GIVEN DATA>
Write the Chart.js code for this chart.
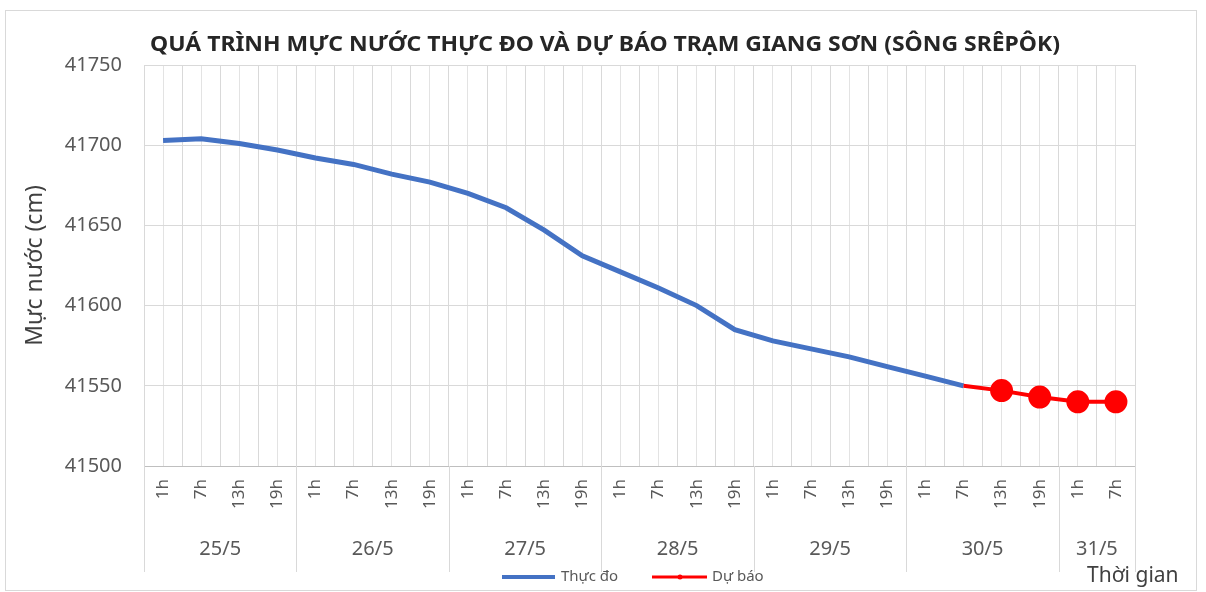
<!DOCTYPE html>
<html>
<head>
<meta charset="utf-8">
<script src="https://cdn.jsdelivr.net/npm/chart.js@4.4.1/dist/chart.umd.min.js"></script>
<style>
  html, body { margin: 0; padding: 0; background: #fff; }
</style>
</head>
<body>
<canvas id="myChart" width="1206" height="592"></canvas>
<script>
const title = 'QUÁ TRÌNH MỰC NƯỚC THỰC ĐO VÀ DỰ BÁO TRẠM GIANG SƠN (SÔNG SRÊPÔK)';
const days = ['25/5', '26/5', '27/5', '28/5', '29/5', '30/5', '31/5'];
const daySpans = [4, 4, 4, 4, 4, 4, 2];
const hourLabels = [
  '1h', '7h', '13h', '19h',
  '1h', '7h', '13h', '19h',
  '1h', '7h', '13h', '19h',
  '1h', '7h', '13h', '19h',
  '1h', '7h', '13h', '19h',
  '1h', '7h', '13h', '19h',
  '1h', '7h'
];
// thuc do: tu 1h 25/5 den 7h 30/5
const measured = [
  41703, 41704, 41701, 41697,
  41692, 41688, 41682, 41677,
  41670, 41661, 41647, 41631,
  41621, 41611, 41600, 41585,
  41578, 41573, 41568, 41562,
  41556, 41550
];
// du bao: tu 7h 30/5 den 7h 31/5
const forecast = [41550, 41547, 41543, 41540, 41540];
const yTicks = [41500, 41550, 41600, 41650, 41700, 41750];

const FONT = "'Noto Sans', 'DejaVu Sans', sans-serif";
Chart.defaults.font.family = FONT;

const measuredData = hourLabels.map((_, i) => i < measured.length ? measured[i] : null);
const forecastStart = measured.length - 1;
const forecastData = hourLabels.map((_, i) => {
  const k = i - forecastStart;
  return k >= 0 && k < forecast.length ? forecast[k] : null;
});

const extras = {
  id: 'extras',
  beforeDraw(chart) {
    const c = chart.ctx;
    c.save();
    c.fillStyle = '#fff';
    c.fillRect(0, 0, chart.width, chart.height);
    c.strokeStyle = '#d9d9d9';
    c.lineWidth = 1;
    c.strokeRect(5.5, 10.5, 1191, 580);
    c.restore();
  },
  afterDraw(chart) {
    const c = chart.ctx;
    const x = chart.scales.x;
    const area = chart.chartArea;
    const half = (x.getPixelForValue(1) - x.getPixelForValue(0)) / 2;
    c.save();

    // title, stretched to the width it has in the original
    c.fillStyle = '#262626';
    c.font = 'bold 21px ' + FONT;
    c.textAlign = 'left';
    c.textBaseline = 'middle';
    const tw = c.measureText(title).width;
    c.save();
    c.translate(150, 45);
    c.scale(910 / tw, 1);
    c.fillText(title, 0, 0);
    c.restore();
    c.textAlign = 'center';

    // day groups under the hour ticks
    c.strokeStyle = '#d9d9d9';
    c.lineWidth = 1;
    let start = 0;
    const bounds = [x.getPixelForValue(0) - half];
    daySpans.forEach(n => {
      start += n;
      bounds.push(x.getPixelForValue(start - 1) + half);
    });
    bounds.forEach(bx => {
      c.beginPath();
      c.moveTo(Math.round(bx) + 0.5, area.bottom);
      c.lineTo(Math.round(bx) + 0.5, 572);
      c.stroke();
    });
    c.fillStyle = '#595959';
    c.font = '20px ' + FONT;
    days.forEach((d, i) => {
      c.fillText(d, (bounds[i] + bounds[i + 1]) / 2, 549);
    });

    // legend
    c.lineCap = 'butt';
    c.lineWidth = 4;
    c.strokeStyle = '#4472c4';
    c.beginPath(); c.moveTo(502, 577); c.lineTo(555, 577); c.stroke();
    c.strokeStyle = '#ff0000';
    c.lineWidth = 3;
    c.beginPath(); c.moveTo(652, 577); c.lineTo(707, 577); c.stroke();
    c.fillStyle = '#ff0000';
    c.beginPath(); c.arc(680, 577, 2.5, 0, Math.PI * 2); c.fill();
    c.fillStyle = '#595959';
    c.font = '15px ' + FONT;
    c.textAlign = 'left';
    c.fillText('Thực đo', 561, 577);
    c.fillText('Dự báo', 712, 577);

    // x axis title
    c.fillStyle = '#404040';
    c.font = '21px ' + FONT;
    c.textBaseline = 'alphabetic';
    c.fillText('Thời gian', 1087, 582, 97);
    c.restore();
  }
};

new Chart(document.getElementById('myChart'), {
  type: 'line',
  data: {
    labels: hourLabels,
    datasets: [
      {
        label: 'Dự báo',
        data: forecastData,
        borderColor: '#ff0000',
        backgroundColor: '#ff0000',
        borderWidth: 4,
        pointRadius: ctx => ctx.dataIndex > forecastStart ? 9.5 : 0,
        pointBackgroundColor: '#ff0000',
        pointBorderColor: '#ff0000',
        tension: 0,
        spanGaps: false
      },
      {
        label: 'Thực đo',
        data: measuredData,
        borderColor: '#4472c4',
        backgroundColor: '#4472c4',
        borderWidth: 5,
        pointRadius: 0,
        tension: 0
      }
    ]
  },
  options: {
    responsive: false,
    animation: false,
    layout: { padding: { top: 65, right: 71, bottom: 0, left: 0 } },
    plugins: {
      legend: { display: false },
      title: { display: false },
      tooltip: { enabled: false }
    },
    scales: {
      x: {
        offset: true,
        grid: { offset: true, color: '#d9d9d9', drawTicks: false },
        border: { color: '#bfbfbf' },
        ticks: {
          autoSkip: false,
          maxRotation: 90,
          minRotation: 90,
          padding: 13,
          color: '#595959',
          font: { size: 17 }
        },
        afterFit(scale) { scale.height = 126; }
      },
      x2: {
        type: 'category',
        position: 'top',
        offset: true,
        grid: { offset: false, color: '#e3e3e3', drawTicks: false },
        border: { display: false },
        ticks: { display: false },
        afterFit(scale) { scale.height = 0; }
      },
      y: {
        min: yTicks[0],
        max: yTicks[yTicks.length - 1],
        afterBuildTicks(scale) { scale.ticks = yTicks.map(v => ({ value: v })); },
        grid: { color: '#d9d9d9', drawTicks: false },
        border: { display: false },
        ticks: {
          padding: 22,
          color: '#595959',
          font: { size: 20 },
          callback: v => String(v)
        },
        title: {
          display: true,
          text: 'Mực nước (cm)',
          color: '#404040',
          font: { size: 23 },
          padding: { top: 22, bottom: 0 }
        },
        afterFit(scale) { scale.width = 144; }
      }
    }
  },
  plugins: [extras]
});
</script>
</body>
</html>
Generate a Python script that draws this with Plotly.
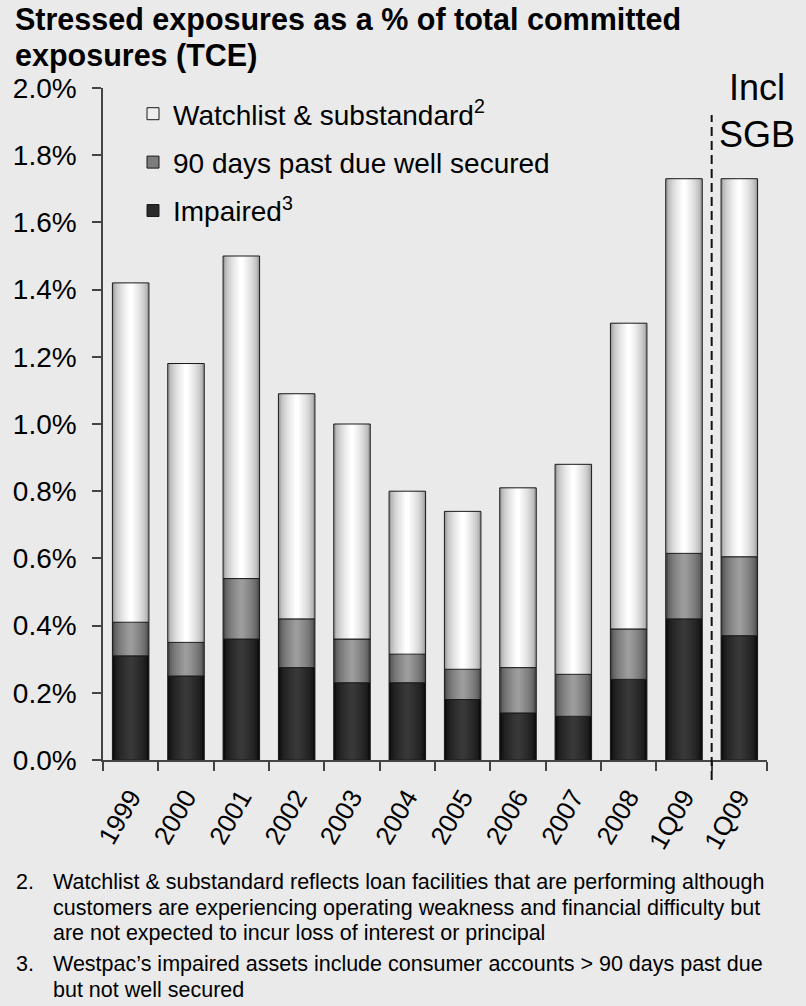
import plotly.graph_objects as go

# Stressed exposures as a % of TCE, by period
periods = ["1999", "2000", "2001", "2002", "2003", "2004", "2005",
           "2006", "2007", "2008", "1Q09", "1Q09"]
impaired = [0.31, 0.25, 0.36, 0.275, 0.23, 0.23, 0.18, 0.14, 0.13, 0.24, 0.42, 0.37]
past_due_90 = [0.10, 0.10, 0.18, 0.145, 0.13, 0.085, 0.09, 0.135, 0.125, 0.15, 0.195, 0.235]
watchlist = [1.01, 0.83, 0.96, 0.67, 0.64, 0.485, 0.47, 0.535, 0.625, 0.91, 1.115, 1.125]
y_ticks = [0.0, 0.2, 0.4, 0.6, 0.8, 1.0, 1.2, 1.4, 1.6, 1.8, 2.0]

FONT = "Liberation Sans, Arial, sans-serif"
BG = "#EAEAEA"
AXIS = "#444444"
BAR_W = 0.66
N_LAYERS = 9

W, H = 806, 1006
L, R, T, B = 103, 39, 88, 246
PLOT_W = W - L - R
PLOT_H = H - T - B


def px_x(x):
    return (x - L) / PLOT_W


def px_y(y):
    return (H - B - y) / PLOT_H


def mix(c1, c2, t):
    a = [int(c1[i:i + 2], 16) for i in (1, 3, 5)]
    b = [int(c2[i:i + 2], 16) for i in (1, 3, 5)]
    return "#" + "".join(f"{round(p + (q - p) * t):02x}" for p, q in zip(a, b))


x_pos = list(range(len(periods)))
base_90 = impaired
base_watch = [a + b for a, b in zip(impaired, past_due_90)]

series = [
    # name, heights, bases, edge colour, centre colour, legend colour, legend rank
    ("Impaired<sup>3</sup>", impaired, [0] * len(impaired), "#0c0c0c", "#383838", "#2a2a2a", 3),
    ("90 days past due well secured", past_due_90, base_90, "#4a4a4a", "#9c9c9c", "#7c7c7c", 2),
    ("Watchlist & substandard<sup>2</sup>", watchlist, base_watch, "#a0a0a0", "#ffffff", "#eeeeee", 1),
]

fig = go.Figure()

for name, vals, base, edge, centre, leg, rank in series:
    # shaded body: nested bars from edge tone to centre tone
    for k in range(N_LAYERS):
        t = (k / (N_LAYERS - 1)) ** 0.55
        fig.add_trace(go.Bar(
            x=x_pos, y=vals, base=base, width=BAR_W * (1 - k / N_LAYERS),
            marker=dict(color=mix(edge, centre, t), line=dict(width=0)),
            showlegend=False, hoverinfo="skip",
        ))
    # segment outline
    fig.add_trace(go.Bar(
        x=x_pos, y=vals, base=base, width=BAR_W,
        marker=dict(color="rgba(0,0,0,0)", line=dict(color="#1a1a1a", width=1)),
        showlegend=False, hoverinfo="skip",
    ))
    # legend entry
    fig.add_trace(go.Bar(
        x=[None], y=[None], name=name, legendrank=rank, legendgroup=name,
        marker=dict(color=leg, line=dict(color="#1a1a1a", width=1)),
        hoverinfo="skip",
    ))

# divider before the pro-forma column
fig.add_shape(type="line", xref="x", yref="paper", x0=10.5, x1=10.5,
              y0=px_y(780), y1=px_y(115),
              line=dict(color="#111111", width=2, dash="9px,5px"))


def note(text, xpx, ypx, size, xanchor="left", bold=False):
    return dict(text=f"<b>{text}</b>" if bold else text,
                xref="paper", yref="paper", x=px_x(xpx), y=px_y(ypx),
                xanchor=xanchor, yanchor="middle", showarrow=False,
                font=dict(size=size, family=FONT, color="#000000"))


annotations = [
    note("Incl<br>SGB", 757, 111, 36, xanchor="center"),
    note("Stressed exposures as a % of total committed", 13, 19, 30.5, bold=True),
    note("exposures (TCE)", 13, 56, 30.5, bold=True),
]

notes = [
    ("2.", "Watchlist & substandard reflects loan facilities that are performing although", 882),
    (None, "customers are experiencing operating weakness and financial difficulty but", 908),
    (None, "are not expected to incur loss of interest or principal", 933),
    ("3.", "Westpac\u2019s impaired assets include consumer accounts > 90 days past due", 964),
    (None, "but not well secured", 990),
]
for num, line, ypx in notes:
    if num:
        annotations.append(note(num, 14, ypx, 21.5))
    annotations.append(note(line, 51, ypx, 21.5))

fig.update_layout(
    width=W, height=H,
    margin=dict(l=L, r=R, t=T, b=B, autoexpand=False),
    paper_bgcolor=BG, plot_bgcolor=BG,
    barmode="overlay",
    font=dict(family=FONT, color="#000000"),
    showlegend=True,
    legend=dict(x=px_x(133), y=px_y(89), xanchor="left", yanchor="top",
                bgcolor="rgba(0,0,0,0)", font=dict(size=28, family=FONT),
                traceorder="grouped", tracegroupgap=9),
    annotations=annotations,
    xaxis=dict(
        range=[-0.5, len(periods) - 0.5],
        tickmode="array", tickvals=x_pos, ticktext=periods,
        tickangle=-60, ticks="", ticklabelstandoff=10,
        tickfont=dict(size=26, family=FONT),
        showline=True, linecolor=AXIS, linewidth=1.5,
        showgrid=False, zeroline=False,
        minor=dict(tickmode="array", tickvals=[i - 0.5 for i in range(len(periods) + 1)],
                   ticks="outside", ticklen=9, tickwidth=1.5, tickcolor=AXIS, showgrid=False),
    ),
    yaxis=dict(
        range=[0, 2.0],
        tickmode="array", tickvals=y_ticks, ticktext=[f"{v:.1f}%" for v in y_ticks],
        ticks="outside", ticklen=9, tickwidth=1.5, tickcolor=AXIS,
        tickfont=dict(size=28, family=FONT), ticklabelstandoff=10,
        showline=True, linecolor=AXIS, linewidth=1.5,
        showgrid=False, zeroline=False,
    ),
)

fig.write_html("out.html")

YOUR INSTRUCTIONS>
Only the lines from the one bearing "Generate a Python" to the one bearing "import plotly.graph_objects as go", both included, should be restated word for word, with pictures left out.

ANSWER IN FULL>
Generate a Python script that draws this with Plotly.
import plotly.graph_objects as go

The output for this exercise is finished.